Logo depois, em julho, os ataques do governo Bolsonaro a mulheres jornalistas integraram uma denúncia coletiva apresentada no 44º sessão do Conselho de Direitos Humanos das Nações Unidas. Na mesma seção a Terra de Direitos, junto a outras organizações e movimentos atuantes na região Amazônica, denunciou os retrocessos do estado brasileiro na governança climática e os prejuízos à política ambiental no Diálogo Interativo com o especialista independente em direitos humanos e em Solidariedade Internacional do Organismo, Obiara Okafor.
Em informe dirigido ao Relator Especial sobre Moradia Adequada vinculado ao Alto Comissariado da ONU Balakrishnan Rajagopal, a organização e parceiros destacaram, a ausência de medidas uniformizadas e de validade para todo território nacional que garantam a não realização de despejos e remoções de famílias durante a pandemia. Em razão da pressão da sociedade civil o relator emitiu declaração pública solicitando ao governo brasileiro que cesse com remoções neste contexto de pandemia.

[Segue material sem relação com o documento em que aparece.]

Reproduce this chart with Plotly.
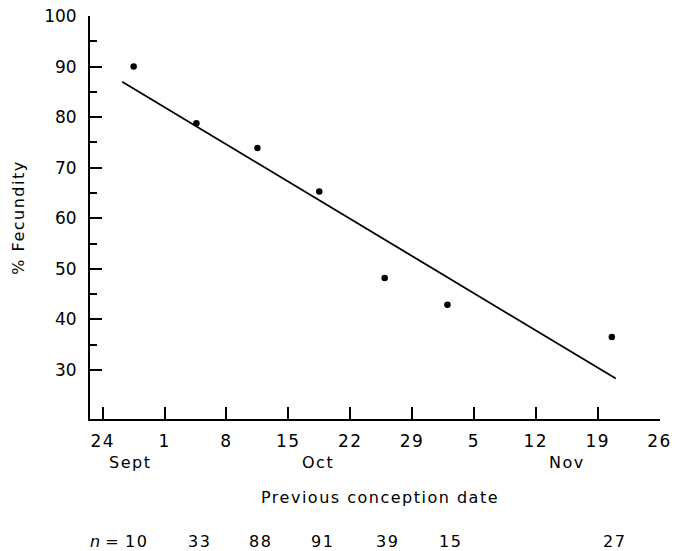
import plotly.graph_objects as go

# ---- data (x = days after 24 Sept) ----
conception_day = [3.5, 10.6, 17.5, 24.5, 31.9, 39.0, 57.6]
fecundity_pct = [90.0, 78.8, 73.9, 65.3, 48.2, 42.9, 36.5]
sample_n = [10, 33, 88, 91, 39, 15, 27]

fit_day = [2.2, 58.05]
fit_pct = [87.0, 28.3]

x_tick_days = [0, 7, 14, 21, 28, 35, 42, 49, 56, 63]
x_tick_labels = ["24", "1", "8", "15", "22", "29", "5", "12", "19", "26"]
month_names = ["Sept", "Oct", "Nov"]
month_label_day = [3.1, 24.4, 52.5]

y_tick_vals = [30, 40, 50, 60, 70, 80, 90, 100]
y_minor_vals = [35, 45, 55, 65, 75, 85, 95]

FONT = "DejaVu Sans"
SP = '<span style="letter-spacing:1.5px">{}</span>'

fig = go.Figure()
fig.add_trace(go.Scatter(x=fit_day, y=fit_pct, mode="lines",
                         line=dict(color="black", width=1.8),
                         showlegend=False, hoverinfo="skip"))
fig.add_trace(go.Scatter(x=conception_day, y=fecundity_pct, mode="markers",
                         marker=dict(color="black", size=6.5),
                         showlegend=False))

annotations = []
for name, d in zip(month_names, month_label_day):
    annotations.append(dict(x=d, y=-0.109, xref="x", yref="paper",
                            text=SP.format(name),
                            showarrow=False, xanchor="center", yanchor="middle",
                            font=dict(family=FONT, size=16, color="black")))
for d, n in zip(conception_day, sample_n):
    annotations.append(dict(x=d, y=-0.305, xref="x", yref="paper",
                            text=SP.format(n),
                            showarrow=False, xanchor="center", yanchor="middle",
                            xshift=3,
                            font=dict(family=FONT, size=16, color="black")))
annotations.append(dict(x=conception_day[0], y=-0.305, xref="x", yref="paper",
                        text="<i>n</i> =", showarrow=False, xanchor="right",
                        yanchor="middle", xshift=-13,
                        font=dict(family=FONT, size=16, color="black")))
annotations.append(dict(x=0.509, y=-0.196, xref="paper", yref="paper",
                        text=SP.format("Previous conception date"),
                        showarrow=False,
                        xanchor="center", yanchor="middle",
                        font=dict(family=FONT, size=16, color="black")))

fig.update_layout(
    width=675, height=551,
    margin=dict(l=90, r=15, t=16, b=132),
    paper_bgcolor="white", plot_bgcolor="white",
    font=dict(family=FONT, size=16, color="black"),
    annotations=annotations,
    xaxis=dict(range=[-1.44, 63.05], showgrid=False, zeroline=False,
               automargin=False,
               showline=True, linecolor="black", linewidth=2,
               tickmode="array", tickvals=x_tick_days,
               ticktext=[SP.format(t) for t in x_tick_labels],
               ticks="inside", ticklen=12, tickwidth=2, tickcolor="black",
               ticklabelstandoff=6,
               tickfont=dict(family=FONT, size=17, color="black")),
    yaxis=dict(range=[20.3, 100], showgrid=False, zeroline=False,
               automargin=False,
               showline=True, linecolor="black", linewidth=2,
               tickmode="array", tickvals=y_tick_vals,
               ticks="inside", ticklen=12, tickwidth=2, tickcolor="black",
               ticklabelstandoff=8,
               minor=dict(tickmode="array", tickvals=y_minor_vals,
                          ticks="inside", ticklen=7, tickwidth=2,
                          tickcolor="black", showgrid=False),
               title=dict(text=SP.format("% Fecundity"), standoff=16,
                          font=dict(family=FONT, size=16, color="black")),
               tickfont=dict(family=FONT, size=17, color="black")),
)

fig.write_html("out.html")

Em outra frente de trabalho a organização tem atuado intensamente para pressionar o Estado na implementação de políticas públicas específicas para populações mais vulneráveis. Conjuntamente com o Conselho Indígena Tapajós Arapiuns (CITA), na condição de amicus curiae, a organização participou do histórico julgamento da Arguição de Descumprimento de Preceito Fundamental (ADPF) 709, interposta pela Articulação dos Povos Indígenas do Brasil (APIB), que reivindica que o governo adote uma série de medidas emergenciais para proteger os povos indígenas da Covid-19. Na sua manifestação, CITA e Terra de Direitos destacaram a necessidade do atendimento do SUS indígena ser assegurado para territórios indígenas não demarcados, realidade das treze etnias que habitam a região do “Baixo Rio Tapajós”.
Conjuntamente com a Coalizão Direitos Valem Mais, a organização lançou um apelo público aos Ministros do Supremo Tribunal Federal pelo fim da Emenda do Teto de Gastos (EC 95/2016) e protocolou no STF documento que analisa os efeitos da Emenda no enfrentamento da pandemia e no cenário pós-pandemia.
A reivindicação de um plano emergencial para povos indígenas, comunidades quilombolas e demais povos e comunidades tradicionais também esteve presente no monitoramento dos avanços e retrocessos do Projeto de Lei 1142/2020. Ainda na esfera legislativa, em conjunto com movimentos e organizações, a organização tem acompanhado a agenda de emergência para o presidente da Câmara dos Deputados, Rodrigo Maia, apresentando notas técnicas e análise sobre os riscos para os direitos humanos resultante da aprovação de determinados projetos de lei. Como é o caso do debate legislativo em torno da Medida Provisória 910 , atual Projeto de Lei 2.633/2020, e suas consequência em especial para a gestão de terras na Amazônia e para terras quilombolas.
Em Curitiba (PR), a organização se somou à reivindicação por um Plano Emergencial de Assistência Social com ações dirigidas para comunidades periféricas e população em situação de rua. Contribuiu também na mobilização em torno de Ação Civil Pública, parcialmente deferida pela justiça, solicitando a adoção de medidas de proteção à população em situação de rua da capital paranaense, bem como no mapeamento de iniciativas solidárias e comunidades vulneráveis da cidade.